On one level, the significance of these sites is obvious: Like all cemeteries, they hold the remains of the deceased, so it’s natural to think of them as a kind of sacred ground. Connie Harshaw, the director of the Let Freedom Ring Foundation, who has been working closely with Roots, argues that cemeteries have a particular importance in Black church culture, where respect for ancestors is paramount.
“We stand on their shoulders, and we pay homage as often as we can,” Harshaw said. “We know that if not for them, we could not be where we are now.”
There is another way to think about their significance, too. Monuments from African American history are relatively scarce. In the Jim Crow era, Southern cities rarely put up statues of Black leaders. At the same time, rural Black communities were often forced to use cheap materials to build houses, schools, and churches, because these were all they could afford—and as a result, many of those buildings have not withstood the elements.
To some extent, cemeteries have been an exception to this trend. By their nature, they’re more durable than wood-frame buildings. In some cases, they are the only sites left of abandoned Black towns. In this way, they’re testaments to the history of American racism, as Rosen points out. But they can also be taken as symbols of the resiliency of communities like Oak Grove Baptist.

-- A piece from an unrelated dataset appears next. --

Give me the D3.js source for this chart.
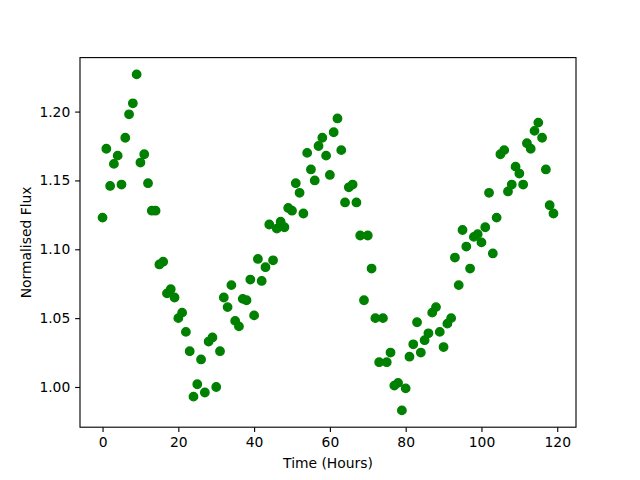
<!DOCTYPE html>
<html>
<head>
<meta charset="utf-8">
<script src="https://cdn.jsdelivr.net/npm/d3@7"></script>
<style>
  html, body { margin: 0; padding: 0; background: #fff; }
  svg { display: block; }
</style>
</head>
<body>
<div id="chart"></div>
<script>
// hourly samples, 0..119
const hours = d3.range(0, 120);
const flux = [
  1.123, 1.173, 1.146, 1.162, 1.168, 1.147, 1.181, 1.198, 1.206, 1.227,
  1.163, 1.169, 1.148, 1.128, 1.128, 1.089, 1.091, 1.068, 1.071, 1.065,
  1.050, 1.054, 1.040, 1.026, 0.993, 1.002, 1.020, 0.996, 1.033, 1.036,
  1.000, 1.026, 1.065, 1.058, 1.074, 1.048, 1.044, 1.064, 1.063, 1.078,
  1.052, 1.093, 1.077, 1.087, 1.118, 1.092, 1.115, 1.120, 1.116, 1.130,
  1.128, 1.148, 1.141, 1.126, 1.170, 1.158, 1.150, 1.175, 1.181, 1.168,
  1.154, 1.185, 1.195, 1.172, 1.134, 1.145, 1.147, 1.134, 1.110, 1.063,
  1.110, 1.086, 1.050, 1.018, 1.050, 1.018, 1.025, 1.001, 1.003, 0.983,
  0.999, 1.022, 1.031, 1.047, 1.025, 1.034, 1.039, 1.054, 1.058, 1.040,
  1.029, 1.046, 1.050, 1.094, 1.074, 1.114, 1.102, 1.086, 1.109, 1.111,
  1.105, 1.116, 1.141, 1.097, 1.123, 1.169, 1.172, 1.142, 1.147, 1.160,
  1.155, 1.147, 1.177, 1.173, 1.186, 1.192, 1.181, 1.158, 1.132, 1.126
];
const xTicks = [0, 20, 40, 60, 80, 100, 120];
const yTicks = [1.00, 1.05, 1.10, 1.15, 1.20];

const width = 640;
const height = 480;
const margins = { top: 57.6, right: 64, bottom: 52.8, left: 80 };
const pt = 100 / 72;

const svg = d3.select('#chart')
  .append('svg')
  .attr('width', width)
  .attr('height', height)
  .attr('font-family', "'DejaVu Sans', sans-serif");

// matplotlib style 5% margins around the data
const xMin = d3.min(hours), xMax = d3.max(hours);
const yMin = d3.min(flux), yMax = d3.max(flux);
const xPad = (xMax - xMin) * 0.05;
const yPad = (yMax - yMin) * 0.05;

const xScale = d3.scaleLinear([xMin - xPad, xMax + xPad], [margins.left, width - margins.right]);
const yScale = d3.scaleLinear([yMin - yPad, yMax + yPad], [height - margins.bottom, margins.top]);

// points
svg.append('g')
  .selectAll('circle')
  .data(hours)
  .join('circle')
  .attr('cx', (d) => xScale(d))
  .attr('cy', (d, i) => yScale(flux[i]))
  .attr('r', 4.2)
  .attr('fill', '#008000')
  .attr('stroke', '#008000')
  .attr('stroke-width', 1 * pt);

// axes
const xAxis = svg.append('g')
  .attr('transform', `translate(0,${height - margins.bottom})`)
  .call(d3.axisBottom(xScale).tickValues(xTicks).tickFormat(d3.format('d'))
    .tickSize(3.5 * pt).tickPadding(3.5 * pt).tickSizeOuter(0));

const yAxis = svg.append('g')
  .attr('transform', `translate(${margins.left},0)`)
  .call(d3.axisLeft(yScale).tickValues(yTicks).tickFormat(d3.format('.2f'))
    .tickSize(3.5 * pt).tickPadding(3.5 * pt).tickSizeOuter(0));

[xAxis, yAxis].forEach((g) => {
  g.select('.domain').remove();
  g.selectAll('.tick line').attr('stroke', '#000').attr('stroke-width', 0.8 * pt);
  g.selectAll('.tick text').attr('fill', '#000').attr('font-size', 10 * pt)
    .attr('font-family', "'DejaVu Sans', sans-serif");
});

// frame
svg.append('rect')
  .attr('x', margins.left)
  .attr('y', margins.top)
  .attr('width', width - margins.left - margins.right)
  .attr('height', height - margins.top - margins.bottom)
  .attr('fill', 'none')
  .attr('stroke', '#000')
  .attr('stroke-width', 0.8 * pt);

// labels
svg.append('text')
  .attr('x', margins.left + (width - margins.left - margins.right) / 2)
  .attr('y', 468)
  .attr('text-anchor', 'middle')
  .attr('font-size', 10 * pt)
  .text('Time (Hours)');

svg.append('text')
  .attr('transform', `translate(31,${margins.top + (height - margins.top - margins.bottom) / 2}) rotate(-90)`)
  .attr('text-anchor', 'middle')
  .attr('font-size', 10 * pt)
  .text('Normalised Flux');
</script>
</body>
</html>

This is the part that resonates most for Roots. The hymn “This Little Light of Mine” has become her anthem as she works to preserve the church’s landmarks.
“No matter where this church has been—displaced, relocated, relocated, displaced again—and still struggling—the light is gonna shine,” she said. “It represents what Oak Grove stands for; it represents the gospel. That song represents everything. And it’s telling us history will be told.”